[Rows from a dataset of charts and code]
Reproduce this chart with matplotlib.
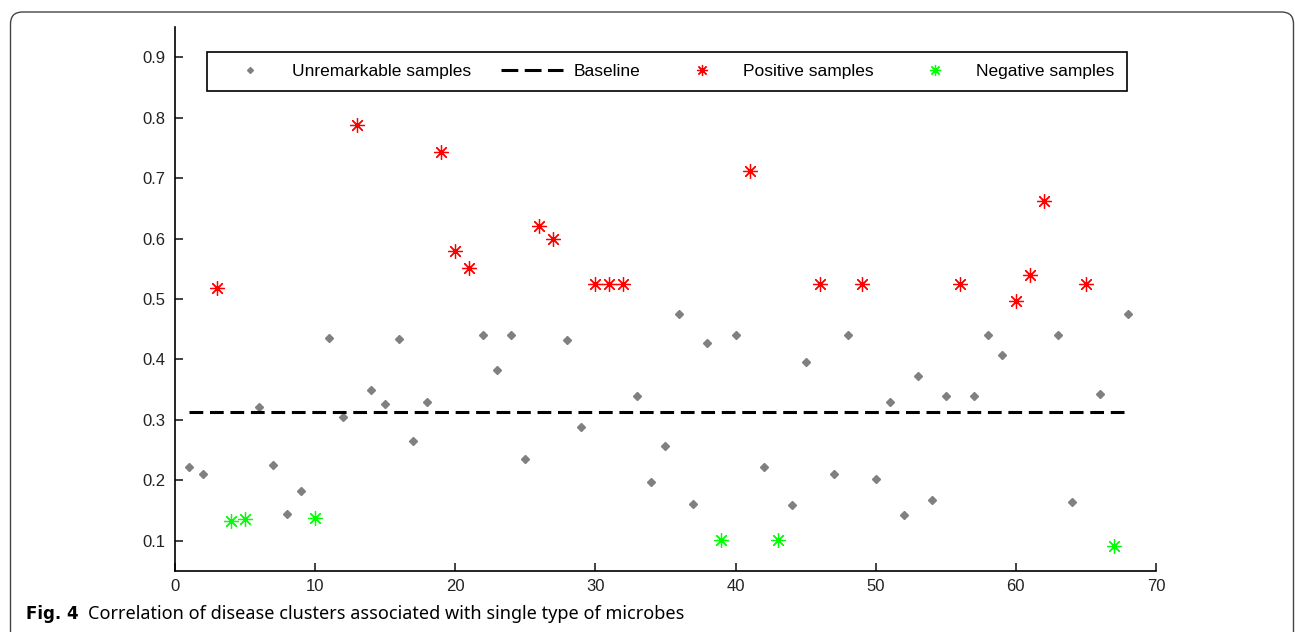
import matplotlib.pyplot as plt
from matplotlib.lines import Line2D
from matplotlib.patches import FancyBboxPatch
from matplotlib.transforms import IdentityTransform

# sample index / correlation values
unremarkable_x = [1, 2, 6, 7, 8, 9, 11, 12, 14, 15, 16, 17, 18, 22, 23, 24, 25, 28, 29,
                  33, 34, 35, 36, 37, 38, 40, 42, 44, 45, 47, 48, 50, 51, 52, 53, 54,
                  55, 57, 58, 59, 63, 64, 66, 68]
unremarkable_y = [0.222, 0.210, 0.321, 0.225, 0.144, 0.183, 0.435, 0.304, 0.350, 0.326,
                  0.433, 0.265, 0.329, 0.440, 0.382, 0.440, 0.235, 0.432, 0.288, 0.339,
                  0.198, 0.256, 0.476, 0.161, 0.428, 0.440, 0.222, 0.159, 0.396, 0.210,
                  0.440, 0.203, 0.329, 0.143, 0.372, 0.167, 0.340, 0.340, 0.440, 0.408,
                  0.440, 0.164, 0.343, 0.476]
positive_x = [3, 13, 19, 20, 21, 26, 27, 30, 31, 32, 41, 46, 49, 56, 60, 61, 62, 65]
positive_y = [0.518, 0.788, 0.744, 0.580, 0.552, 0.620, 0.600, 0.525, 0.525, 0.525,
              0.711, 0.525, 0.525, 0.525, 0.496, 0.539, 0.662, 0.525]
negative_x = [4, 5, 10, 39, 43, 67]
negative_y = [0.133, 0.136, 0.138, 0.101, 0.101, 0.092]
baseline_x = [1, 68]
baseline_value = 0.313

xticks = [0, 10, 20, 30, 40, 50, 60, 70]
yticks = [0.1, 0.2, 0.3, 0.4, 0.5, 0.6, 0.7, 0.8, 0.9]
labels = ['Unremarkable samples', 'Baseline', 'Positive samples', 'Negative samples']

plt.rcParams['font.family'] = ['Liberation Sans', 'DejaVu Sans']

fig = plt.figure(figsize=(12.95, 6.32), dpi=100)
ax = fig.add_axes([0.1351, 0.0965, 0.7575, 0.8608])

star = (8, 2, 0)
ax.plot(unremarkable_x, unremarkable_y, linestyle='none', marker='D', markersize=3.6,
        color='#808080', label=labels[0])
ax.plot(baseline_x, [baseline_value, baseline_value], color='black', linewidth=2.2,
        dashes=(4.5, 2.2), label=labels[1])
ax.plot(positive_x, positive_y, linestyle='none', marker=star, markersize=10.5,
        markeredgewidth=0.9, color='red', label=labels[2])
ax.plot(negative_x, negative_y, linestyle='none', marker=star, markersize=10.5,
        markeredgewidth=0.9, color='#00ff00', label=labels[3])

ax.set_xlim(0, 70)
ax.set_ylim(0.05, 0.95)
ax.set_xticks(xticks)
ax.set_yticks(yticks)
ax.set_xticklabels([str(t) for t in xticks])
ax.set_yticklabels([f'{t:.1f}' for t in yticks])
ax.spines['top'].set_visible(False)
ax.spines['right'].set_visible(False)
ax.spines['left'].set_linewidth(1.2)
ax.spines['bottom'].set_linewidth(1.2)
ax.tick_params(direction='in', length=6, width=1.2, labelsize=12, colors='#222222')
ax.tick_params(axis='x', pad=6)
ax.tick_params(axis='y', pad=7)

handles = [
    Line2D([], [], linestyle='none', marker='D', markersize=3, color='#808080'),
    Line2D([], [], color='black', linewidth=2.2, dashes=(5.5, 2.1)),
    Line2D([], [], linestyle='none', marker=star, markersize=8, markeredgewidth=0.9, color='red'),
    Line2D([], [], linestyle='none', marker=star, markersize=8, markeredgewidth=0.9, color='#00ff00'),
]
leg = ax.legend(handles, labels, ncol=4, loc='upper left', mode='expand',
                bbox_to_anchor=(0.0326, 0.8805, 0.9378, 0.0735), borderaxespad=0,
                fancybox=False, framealpha=1, edgecolor='black', fontsize=12.5,
                handlelength=3.6, handletextpad=0.6, borderpad=0.7, columnspacing=1.5)
leg.get_frame().set_linewidth(1.2)

# rounded outer frame of the figure panel
frame = FancyBboxPatch((10.5, -30), 1283, 650, boxstyle='round,pad=0,rounding_size=12',
                       transform=IdentityTransform(), facecolor='none',
                       edgecolor='#444444', linewidth=1)
fig.patches.append(frame)

fig.text(26 / 1295, 18 / 632, 'Fig. 4', fontsize=12, fontweight='bold',
         family=['DejaVu Sans'], va='center', ha='left')
fig.text(88 / 1295, 18 / 632,
         'Correlation of disease clusters associated with single type of microbes',
         fontsize=13, family=['Noto Sans', 'DejaVu Sans'], va='center', ha='left')

fig.savefig('out.png', dpi=100)
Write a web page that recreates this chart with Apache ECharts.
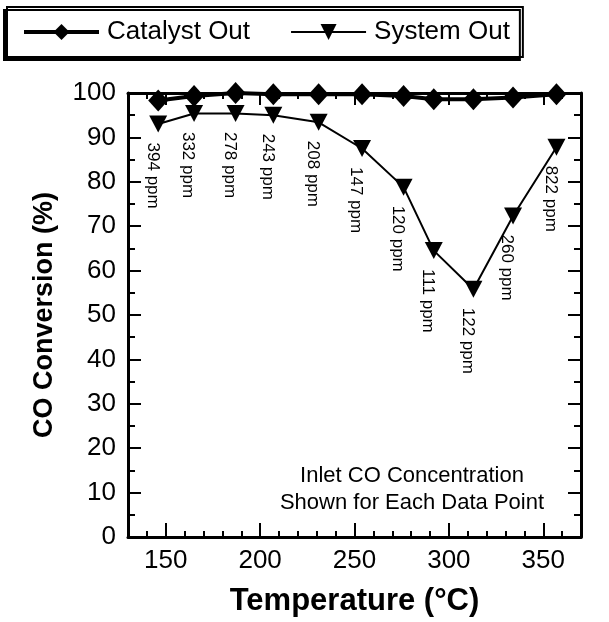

### Aim
Keep the pictures out of the copy and return the rest of the data above exactly.

### Exercise response
Reproduce this chart with matplotlib.
import matplotlib.pyplot as plt
from matplotlib.lines import Line2D
from matplotlib.patches import FancyBboxPatch
from matplotlib.transforms import IdentityTransform

# sample index / correlation values
unremarkable_x = [1, 2, 6, 7, 8, 9, 11, 12, 14, 15, 16, 17, 18, 22, 23, 24, 25, 28, 29,
                  33, 34, 35, 36, 37, 38, 40, 42, 44, 45, 47, 48, 50, 51, 52, 53, 54,
                  55, 57, 58, 59, 63, 64, 66, 68]
unremarkable_y = [0.222, 0.210, 0.321, 0.225, 0.144, 0.183, 0.435, 0.304, 0.350, 0.326,
                  0.433, 0.265, 0.329, 0.440, 0.382, 0.440, 0.235, 0.432, 0.288, 0.339,
                  0.198, 0.256, 0.476, 0.161, 0.428, 0.440, 0.222, 0.159, 0.396, 0.210,
                  0.440, 0.203, 0.329, 0.143, 0.372, 0.167, 0.340, 0.340, 0.440, 0.408,
                  0.440, 0.164, 0.343, 0.476]
positive_x = [3, 13, 19, 20, 21, 26, 27, 30, 31, 32, 41, 46, 49, 56, 60, 61, 62, 65]
positive_y = [0.518, 0.788, 0.744, 0.580, 0.552, 0.620, 0.600, 0.525, 0.525, 0.525,
              0.711, 0.525, 0.525, 0.525, 0.496, 0.539, 0.662, 0.525]
negative_x = [4, 5, 10, 39, 43, 67]
negative_y = [0.133, 0.136, 0.138, 0.101, 0.101, 0.092]
baseline_x = [1, 68]
baseline_value = 0.313

xticks = [0, 10, 20, 30, 40, 50, 60, 70]
yticks = [0.1, 0.2, 0.3, 0.4, 0.5, 0.6, 0.7, 0.8, 0.9]
labels = ['Unremarkable samples', 'Baseline', 'Positive samples', 'Negative samples']

plt.rcParams['font.family'] = ['Liberation Sans', 'DejaVu Sans']

fig = plt.figure(figsize=(12.95, 6.32), dpi=100)
ax = fig.add_axes([0.1351, 0.0965, 0.7575, 0.8608])

star = (8, 2, 0)
ax.plot(unremarkable_x, unremarkable_y, linestyle='none', marker='D', markersize=3.6,
        color='#808080', label=labels[0])
ax.plot(baseline_x, [baseline_value, baseline_value], color='black', linewidth=2.2,
        dashes=(4.5, 2.2), label=labels[1])
ax.plot(positive_x, positive_y, linestyle='none', marker=star, markersize=10.5,
        markeredgewidth=0.9, color='red', label=labels[2])
ax.plot(negative_x, negative_y, linestyle='none', marker=star, markersize=10.5,
        markeredgewidth=0.9, color='#00ff00', label=labels[3])

ax.set_xlim(0, 70)
ax.set_ylim(0.05, 0.95)
ax.set_xticks(xticks)
ax.set_yticks(yticks)
ax.set_xticklabels([str(t) for t in xticks])
ax.set_yticklabels([f'{t:.1f}' for t in yticks])
ax.spines['top'].set_visible(False)
ax.spines['right'].set_visible(False)
ax.spines['left'].set_linewidth(1.2)
ax.spines['bottom'].set_linewidth(1.2)
ax.tick_params(direction='in', length=6, width=1.2, labelsize=12, colors='#222222')
ax.tick_params(axis='x', pad=6)
ax.tick_params(axis='y', pad=7)

handles = [
    Line2D([], [], linestyle='none', marker='D', markersize=3, color='#808080'),
    Line2D([], [], color='black', linewidth=2.2, dashes=(5.5, 2.1)),
    Line2D([], [], linestyle='none', marker=star, markersize=8, markeredgewidth=0.9, color='red'),
    Line2D([], [], linestyle='none', marker=star, markersize=8, markeredgewidth=0.9, color='#00ff00'),
]
leg = ax.legend(handles, labels, ncol=4, loc='upper left', mode='expand',
                bbox_to_anchor=(0.0326, 0.8805, 0.9378, 0.0735), borderaxespad=0,
                fancybox=False, framealpha=1, edgecolor='black', fontsize=12.5,
                handlelength=3.6, handletextpad=0.6, borderpad=0.7, columnspacing=1.5)
leg.get_frame().set_linewidth(1.2)

# rounded outer frame of the figure panel
frame = FancyBboxPatch((10.5, -30), 1283, 650, boxstyle='round,pad=0,rounding_size=12',
                       transform=IdentityTransform(), facecolor='none',
                       edgecolor='#444444', linewidth=1)
fig.patches.append(frame)

fig.text(26 / 1295, 18 / 632, 'Fig. 4', fontsize=12, fontweight='bold',
         family=['DejaVu Sans'], va='center', ha='left')
fig.text(88 / 1295, 18 / 632,
         'Correlation of disease clusters associated with single type of microbes',
         fontsize=13, family=['Noto Sans', 'DejaVu Sans'], va='center', ha='left')

fig.savefig('out.png', dpi=100)
Write a web page that recreates this chart with Apache ECharts.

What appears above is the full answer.